Les pays du Moyen Orient ou de l’Asie qui n’ont pas eu cette construction occidentale de l’imaginaire informatique ont encore aujourd’hui des promotions féminines (Iran, Malaisie, etc.) et c’est d’ailleurs ces jeunes femmes qui contribuent à la féminisation des cursus… occidentaux !

Vous enseignez la pédagogie de l’égalité, pouvez-vous nous dire en quoi cela consiste ?

Cette pédagogie de sensibilisation des enseignants est mise en place dans le canton de Genève. C’est une convergence à la fois de volontés – une mobilisation féministe sans faille, un doyen qui s’est déclaré féministe et une volonté politique affirmée – et la mise en place d’un institut de formation des enseignants. Pour valider leur diplôme ils doivent suivre mon enseignement qui les sensibilise à plusieurs points « d’appels » : 1. l’autorité des enseignants : les hommes ont-ils une autorité « naturelle » ? 2. La violence sexiste et hétérosexiste à l’école 3. Avantages et inconvénients de la mixité. Je remarque une vraie appétence pour ces sujets car de nombreux enseignants qui suivaient la formation parce qu’elle était obligatoire, prennent des modules complémentaires optionnels.

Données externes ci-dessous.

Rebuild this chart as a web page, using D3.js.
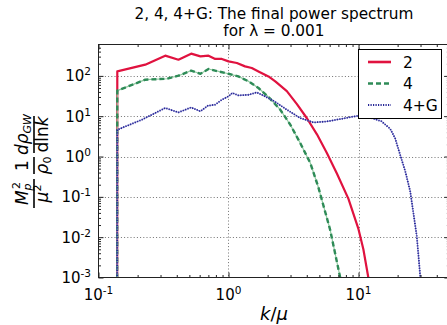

Les enseignants sont ainsi sensibilisés et promeuvent un modèle égalitaire. On ne peut pas demander aux élèves d’avoir un comportement idéal si les enseignants ne montrent pas l’exemple et ce tout au long de l’année. Les semaines de l’égalité si elles ne s’inscrivent pas dans une volonté sur le long terme de promouvoir ces valeurs sont sans effet.

Vous êtes présidente de l’ARGEF, l’association de recherche sur le genre en éducation et formation et cofondatrice de la revue GEF : Genre, éducation, formation. Qu’est ce exactement que l’ARGEF ?

La création de cette association part d’un constat : beaucoup de professionnels et de chercheurs travaillent sur le genre mais ils n’avaient pas de liens. Cette association et la revue GEF (première revue francophone sur ces questions de genres) permettent d’échanger sur les pratiques et les travaux.

Interview réalisée pour Les Femmes de l’Enseignement Supérieur et de la Recherche.